Valemount is Moving Forward with a T-bar
Valemount’s good news is that Valemount Glacier Destinations (VDG) mega-resort construction will soon begin – with plans for a t-bar. The Rocky Mountain Goat has reported that trail cutting logging work will commence this January.
The local ski club, the Valemount Ski Society, is moving forward to construct a community ski hill on the proposed VGD proposed site. They are taking initiative and will be logging the runs in cooperation with Valemount Community Forest with plans for a two hundred and eighty-meter handle tow.
VGD received finalization and signing of a master development agreement in 2017 and in 2018 Crown land was transferred to the Simpcw First Nation as part of a deal. Last years rumours have included many themes including; the project isn’t feasible, the area doesn’t have good terrain or snow, the money people want Oberto Oberti (VGD) to go away, there is no funding, and so on.
The logging will allow for quicker construction if the big plan moves forward and those plans are grand.

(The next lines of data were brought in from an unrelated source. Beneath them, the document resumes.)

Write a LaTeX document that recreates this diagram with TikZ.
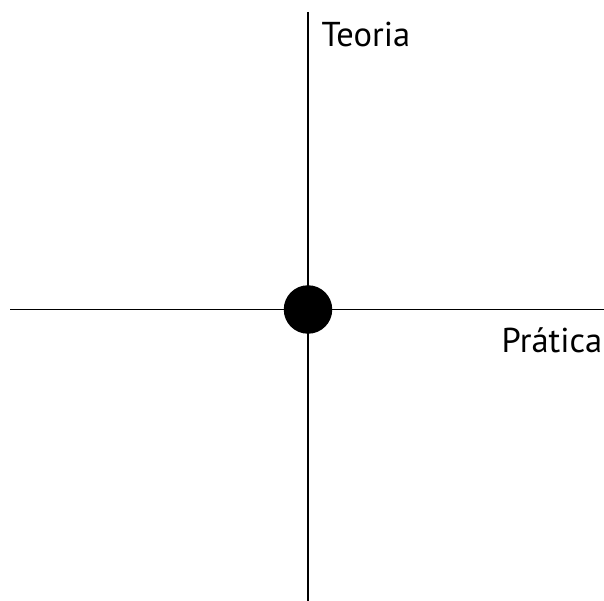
\documentclass[tikz,border=0pt]{standalone}
\usepackage{fontspec}
\setmainfont{PT Sans}
\usetikzlibrary{positioning}

\begin{document}
\begin{tikzpicture}[
            x=1pt, y=-1pt,
            axis/.style={draw=black, line width=1.8pt},
            dot/.style={circle, fill=black, minimum size=48.5pt, inner sep=0pt, outer sep=0pt},
            axislabel/.style={font=\fontsize{34.5}{38}\selectfont, inner sep=0pt, anchor=base west}
        ]
            \useasboundingbox (0,0) rectangle (604,601);

            % EIXOS
            \coordinate (top) at (308,12);
            \coordinate (bottom) at (308,601);
            \coordinate (left) at (10,309.5);
            \coordinate (right) at (604,309.5);
            \draw[axis] (top) -- (bottom);
            \draw[axis] (left) -- (right);

            % CENTRO
            \node[dot] (centro) at (308,309.5) {};

            % RÓTULOS
            \node[axislabel] (teoria) at (321.5,46.7) {Teoria};
            \node[axislabel] (pratica) at (501.5,352.7) {Prática};
        \end{tikzpicture}
\end{document}
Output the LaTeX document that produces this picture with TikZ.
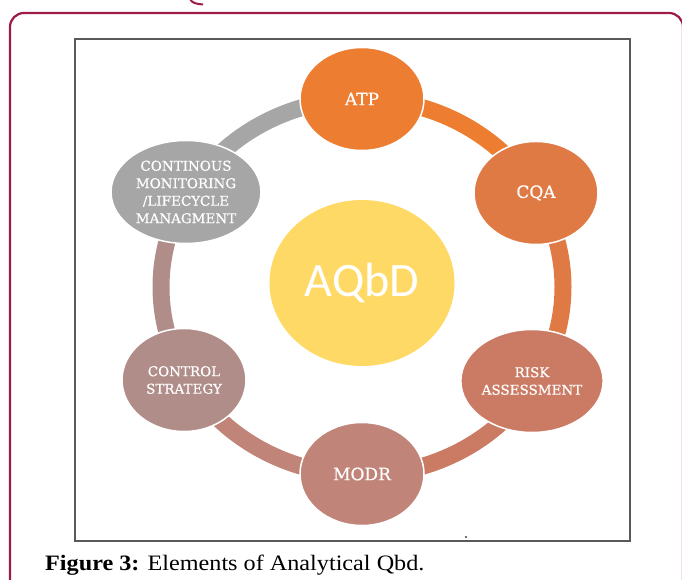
\documentclass[tikz,border=0pt]{standalone}
\usepackage{fontspec}
\setmainfont{Liberation Serif}
\newfontfamily\capfont[FakeStretch=1.1]{Liberation Serif}
\newfontfamily\nodefont[FakeBold=0.6]{DejaVu Serif}
\newfontfamily\centerfont{Carlito}
\usetikzlibrary{shapes.geometric}
\definecolor{frameC}{HTML}{9C1C47}
\definecolor{atpC}{HTML}{ED7D31}
\definecolor{cqaC}{HTML}{E07A45}
\definecolor{riskC}{HTML}{CB7B63}
\definecolor{modrC}{HTML}{C08478}
\definecolor{ctrlC}{HTML}{B08D89}
\definecolor{monC}{HTML}{A6A6A6}
\definecolor{aqbdC}{HTML}{FFD966}
\tikzset{
  elem/.style={ellipse, draw=white, line width=1.5pt, minimum width=124pt, minimum height=103pt,
    inner sep=0pt, text=white, align=center, font=\nodefont\fontsize{13.5}{17.5}\selectfont},
  bigtxt/.style={font=\nodefont\fontsize{17}{20}\selectfont},
  ring/.style={line width=17pt},
}
\begin{document}
\begin{tikzpicture}[x=1pt,y=1pt]
\useasboundingbox (0,0) rectangle (682,580);
\begin{scope}
\clip (0,0) rectangle (682,580);
\draw[frameC, line width=2.2pt, rounded corners=14pt] (10,-20) rectangle (683,567);
\draw[frameC, line width=2pt] (190,581) .. controls (192,577) and (196,576) .. (203,575.5);
\end{scope}
\draw[black!65, line width=1.2pt] (75,39) rectangle (630,541);
% ring
\coordinate (C) at (362,293);
\draw[ring, atpC] (C) ++(90:201 and 188) arc[start angle=90, end angle=30, x radius=201, y radius=188];
\draw[ring, cqaC] (C) ++(30:201 and 188) arc[start angle=30, end angle=-30, x radius=201, y radius=188];
\draw[ring, riskC] (C) ++(-30:201 and 188) arc[start angle=-30, end angle=-90, x radius=201, y radius=188];
\draw[ring, modrC] (C) ++(-90:201 and 188) arc[start angle=-90, end angle=-150, x radius=201, y radius=188];
\draw[ring, ctrlC] (C) ++(-150:201 and 188) arc[start angle=-150, end angle=-210, x radius=201, y radius=188];
\draw[ring, monC] (C) ++(150:201 and 188) arc[start angle=150, end angle=90, x radius=201, y radius=188];
% nodes
\node[elem, fill=atpC, bigtxt] (atp) at (362,481) {ATP};
\node[elem, fill=cqaC, bigtxt] (cqa) at (536,387) {CQA};
\node[elem, fill=riskC, minimum width=128pt] (risk) at (532,199) {RISK\\ASSESSMENT};
\node[elem, fill=modrC, bigtxt] (modr) at (362,106) {MODR};
\node[elem, fill=ctrlC] (ctrl) at (184,200) {CONTROL\\STRATEGY};
\node[elem, fill=monC, minimum width=150pt] (mon) at (186,388) {CONTINOUS\\MONITORING\\/LIFECYCLE\\MANAGMENT};
\node[ellipse, fill=aqbdC, minimum width=185pt, minimum height=166pt, text=white,
  font=\centerfont\fontsize{48}{50}\selectfont] (aqbd) at (362,297) {AQbD};
\fill[black!75] (466,43) circle (1.2pt);
\node[anchor=base west, inner sep=0pt, font=\capfont\fontsize{22}{24}\selectfont] (cap) at (45,9)
  {\textbf{Figure 3:} Elements of Analytical Qbd.};
\end{tikzpicture}
\end{document}
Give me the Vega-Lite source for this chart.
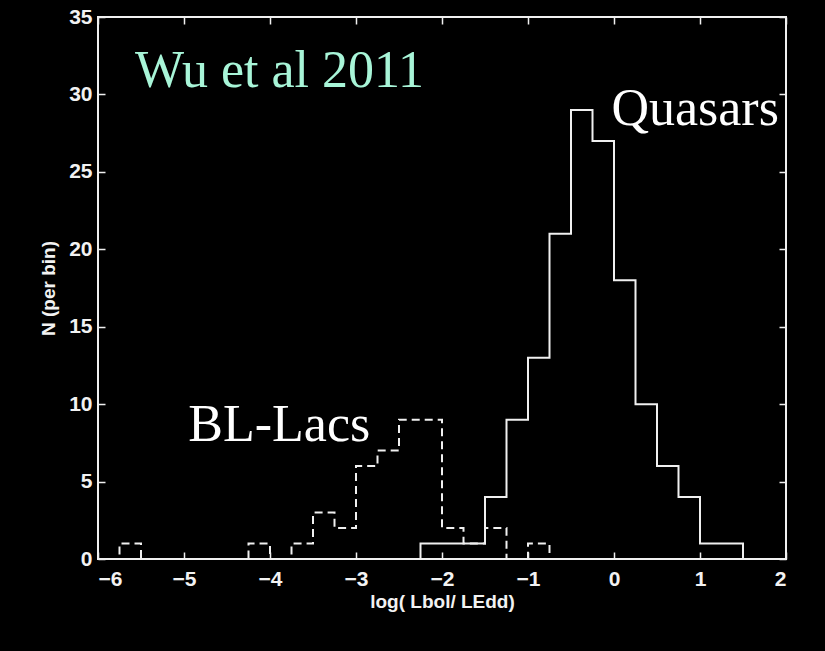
{
  "$schema": "https://vega.github.io/schema/vega-lite/v6.json",
  "width": 688,
  "height": 542,
  "autosize": "none",
  "padding": {"left": 98, "top": 17, "right": 39, "bottom": 92},
  "background": "#000000",
  "config": {
    "view": {"stroke": "#f0f0f0", "strokeWidth": 2},
    "axis": {
      "domain": false,
      "grid": false,
      "tickColor": "#f0f0f0",
      "tickWidth": 1.5,
      "tickSize": -7,
      "labelColor": "#f2f2f2",
      "labelFont": "Liberation Sans",
      "labelFontWeight": "bold",
      "labelFontSize": 21,
      "titleColor": "#f2f2f2",
      "titleFont": "Liberation Sans",
      "titleFontWeight": "bold",
      "titleFontSize": 19
    }
  },
  "datasets": {
    "quasars": [
      {"edge": -2.5, "n": 0}, {"edge": -2.25, "n": 1}, {"edge": -2.0, "n": 1},
      {"edge": -1.75, "n": 1}, {"edge": -1.5, "n": 4}, {"edge": -1.25, "n": 9},
      {"edge": -1.0, "n": 13}, {"edge": -0.75, "n": 21}, {"edge": -0.5, "n": 29},
      {"edge": -0.25, "n": 27}, {"edge": 0.0, "n": 18}, {"edge": 0.25, "n": 10},
      {"edge": 0.5, "n": 6}, {"edge": 0.75, "n": 4}, {"edge": 1.0, "n": 1},
      {"edge": 1.25, "n": 1}, {"edge": 1.5, "n": 0}
    ],
    "bllacs": [
      {"edge": -6.0, "n": 0}, {"edge": -5.75, "n": 1}, {"edge": -5.5, "n": 0},
      {"edge": -5.25, "n": 0}, {"edge": -5.0, "n": 0}, {"edge": -4.75, "n": 0},
      {"edge": -4.5, "n": 0}, {"edge": -4.25, "n": 1}, {"edge": -4.0, "n": 0},
      {"edge": -3.75, "n": 1}, {"edge": -3.5, "n": 3}, {"edge": -3.25, "n": 2},
      {"edge": -3.0, "n": 6}, {"edge": -2.75, "n": 7}, {"edge": -2.5, "n": 9},
      {"edge": -2.25, "n": 9}, {"edge": -2.0, "n": 2}, {"edge": -1.75, "n": 1},
      {"edge": -1.5, "n": 2}, {"edge": -1.25, "n": 0}, {"edge": -1.0, "n": 1},
      {"edge": -0.75, "n": 0}
    ],
    "labels": [
      {"text": "Wu et al 2011", "x": -5.57, "y": 30.47, "color": "#a8f5d8"},
      {"text": "Quasars", "x": -0.03, "y": 28.02, "color": "#ffffff"},
      {"text": "BL-Lacs", "x": -4.95, "y": 7.59, "color": "#ffffff"}
    ]
  },
  "layer": [
    {
      "data": {"name": "quasars"},
      "mark": {"type": "line", "interpolate": "step-after", "color": "#f0f0f0", "strokeWidth": 2},
      "encoding": {
        "x": {
          "field": "edge", "type": "quantitative",
          "scale": {"domain": [-6, 2], "nice": false, "zero": false},
          "axis": {"orient": "bottom", "values": [-6, -5, -4, -3, -2, -1, 0, 1, 2], "labelPadding": 16, "title": "log( Lbol/ LEdd)", "titlePadding": 3}
        },
        "y": {
          "field": "n", "type": "quantitative",
          "scale": {"domain": [0, 35], "nice": false},
          "axis": {"orient": "left", "values": [0, 5, 10, 15, 20, 25, 30, 35], "labelPadding": 13, "title": "N (per bin)", "titlePadding": 10}
        }
      }
    },
    {
      "data": {"name": "bllacs"},
      "mark": {"type": "line", "interpolate": "step-after", "color": "#f0f0f0", "strokeWidth": 2, "strokeDash": [8, 5]},
      "encoding": {
        "x": {
          "field": "edge", "type": "quantitative",
          "axis": {"orient": "top", "values": [-6, -5, -4, -3, -2, -1, 0, 1, 2], "labels": false, "title": null}
        },
        "y": {
          "field": "n", "type": "quantitative",
          "axis": {"orient": "right", "values": [0, 5, 10, 15, 20, 25, 30, 35], "labels": false, "title": null}
        }
      }
    },
    {
      "data": {"name": "labels"},
      "mark": {"type": "text", "font": "Liberation Serif", "fontSize": 52, "align": "left", "baseline": "alphabetic"},
      "encoding": {
        "x": {"field": "x", "type": "quantitative", "axis": null},
        "y": {"field": "y", "type": "quantitative", "axis": null},
        "text": {"field": "text"},
        "color": {"field": "color", "type": "nominal", "scale": null}
      }
    }
  ],
  "resolve": {"axis": {"x": "independent", "y": "independent"}}
}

VGD has proposed one of the greatest vertical drops in the world, and potentially the largest vertical drop in North America at 6857 feet, and could potentially reach 7415 feet with another lift in the future. Other features would include multiple glaciers that facilitate year-round skiing, views of the tallest peak of the Canadian Rockies (Mount Robson), and a large base village.
At Powder Canada we believe that a small community t-bar with access to backcountry glacier skiing would be a great start and a sol asset to the local population and traveling backcountry powder seekers.
Here is what Laura Keil from the Rocky Mountain Goat published:
“Starting in January, trees will begin to fall along the ski runs of the proposed Valemount Glacier Destinations resort.
While funding for the project hasn’t been announced, the logging will facilitate faster construction should the financing come through, and allow the local ski society to build a handle-tow community ski hill while the larger project is pending, says Valemount Ski Society President Joseph Nusse.
“Either VGD has funding this spring, or the ski society will initiate installation of the handle tow ski lift this summer,” said Nusse.
The logging of the ski runs is scheduled for Jan. 15, says Valemount Community Forest (VCF) manager Craig Pryor, though he can see it starting slightly later. He said the logging and short section of logging road should take approximately 1.5 months. The ski runs—located in the community forest tenure—will be clearcut logging and are a mix of douglas fir, spruce, pine, balsam, cedar and hemlock.
He said the Ski Society is completing the layout of the runs and letting the VCF know what they want. The community forest has already submitted a rationale to the Province to allow them to harvest ski runs that don’t meet visual quality objectives.
“These ski runs will be very visual from Abernathys,” Pryor said.
He doesn’t foresee any issues with the government, but they are still working towards a final plan.
This past summer, the Valemount Ski Society and Simpcw First Nation completed a cultural heritage assessment study to allow the construction of a 280-metre-long handle tow lift in the Westridge area within traditional Simpcw Territory.
The report noted two concerns—a grizzly den and a western yew. The yew will require a 5m buffer and the den will require a Wildlife Management Plan.
The proposed community ski runs are in the lower part of the controlled recreation area of the Valemount Glacier Destination Resort and the partners of the Master Plan Development Agreement—Simpcw and Valemount Glacier Destinations Ltd.— have expressed their support of the community ski lift and ski runs.
Nusse said the capital is mostly raised to install the handle tow lift, which was permanently lent to the community by proponents of Valemount Glacier Destinations Resort until the VGD resort is built.
At their Dec. 14 meeting, Valemount Council agreed to write a letter to the District Manager of the Ministry of Forests Lands and Resource Operations (FLRO) regarding public support of ski runs in the proposed area of VGDR.”